Creating a temporary table is easy. Add the TEMPORARY keyword to the normal CREATE TABLE statement:
CREATE TEMPORARY TABLE tmp_table (
name VARCHAR(10) NOT NULL,
value INTEGER NOT NULL
)
The temporary table will exist for the duration of your connection to MySQL. When you disconnect, MySQL will automatically drop the table and free up the used space.
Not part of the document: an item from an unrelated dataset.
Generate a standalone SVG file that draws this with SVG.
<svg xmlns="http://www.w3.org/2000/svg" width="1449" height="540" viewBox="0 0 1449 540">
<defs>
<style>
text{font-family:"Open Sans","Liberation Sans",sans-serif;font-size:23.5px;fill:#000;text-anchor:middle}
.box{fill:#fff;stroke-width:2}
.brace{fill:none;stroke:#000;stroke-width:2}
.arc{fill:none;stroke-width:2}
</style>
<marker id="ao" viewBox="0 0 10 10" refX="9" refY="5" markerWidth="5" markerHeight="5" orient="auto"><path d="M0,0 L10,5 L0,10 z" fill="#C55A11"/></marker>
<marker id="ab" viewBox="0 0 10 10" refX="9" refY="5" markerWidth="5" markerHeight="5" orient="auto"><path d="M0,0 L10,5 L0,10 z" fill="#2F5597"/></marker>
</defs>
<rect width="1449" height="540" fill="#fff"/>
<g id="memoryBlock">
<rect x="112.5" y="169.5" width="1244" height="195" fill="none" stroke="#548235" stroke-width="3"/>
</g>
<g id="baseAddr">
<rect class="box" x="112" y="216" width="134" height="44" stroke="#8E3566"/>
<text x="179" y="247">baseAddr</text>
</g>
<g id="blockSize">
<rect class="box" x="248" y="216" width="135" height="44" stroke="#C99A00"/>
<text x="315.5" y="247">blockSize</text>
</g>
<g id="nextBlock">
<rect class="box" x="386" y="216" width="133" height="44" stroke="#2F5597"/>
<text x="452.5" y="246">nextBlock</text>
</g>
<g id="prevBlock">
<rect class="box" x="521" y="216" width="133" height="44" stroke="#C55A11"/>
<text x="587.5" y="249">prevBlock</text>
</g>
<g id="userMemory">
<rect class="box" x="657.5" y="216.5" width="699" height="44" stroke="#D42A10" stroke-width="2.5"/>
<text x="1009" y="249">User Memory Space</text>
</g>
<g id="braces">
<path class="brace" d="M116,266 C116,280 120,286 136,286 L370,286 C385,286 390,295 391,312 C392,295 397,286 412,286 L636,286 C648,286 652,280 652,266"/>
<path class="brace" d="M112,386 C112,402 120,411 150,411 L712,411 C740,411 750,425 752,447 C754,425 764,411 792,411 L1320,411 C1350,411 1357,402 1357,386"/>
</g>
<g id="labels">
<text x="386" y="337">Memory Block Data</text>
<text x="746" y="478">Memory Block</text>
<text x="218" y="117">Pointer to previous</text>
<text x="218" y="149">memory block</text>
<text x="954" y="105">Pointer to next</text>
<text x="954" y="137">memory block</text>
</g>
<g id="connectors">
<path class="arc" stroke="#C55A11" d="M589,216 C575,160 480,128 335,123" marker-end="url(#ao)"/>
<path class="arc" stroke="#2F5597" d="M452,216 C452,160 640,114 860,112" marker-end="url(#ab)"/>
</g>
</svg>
Of course you can drop the table and free up space while still connected.
DROP TABLE tmp_table
If a table named tmp_table already exists in the database when you create a temporary table named tmp_table, the temporary table will have to mask (hide) the non-temporary table tmp_table.
If you declare the temporary table to be a HEAP table, MySQL also allows you to specify that it will be created in memory:
CREATE TEMPORARY TABLE tmp_table (
name VARCHAR(10) NOT NULL,
value INTEGER NOT NULL
) TYPE = HEAP
Because the HEAP table is stored in memory, the queries you run on it may be faster than temporary tables on disk. However, HEAP tables are somewhat different from ordinary tables and have their own limitations. See the MySQL Reference Manual for details.
As suggested earlier, you should test temporary tables to see if they are actually faster than running queries against a large database. If the data is well indexed, the temporary table may not be fast at all.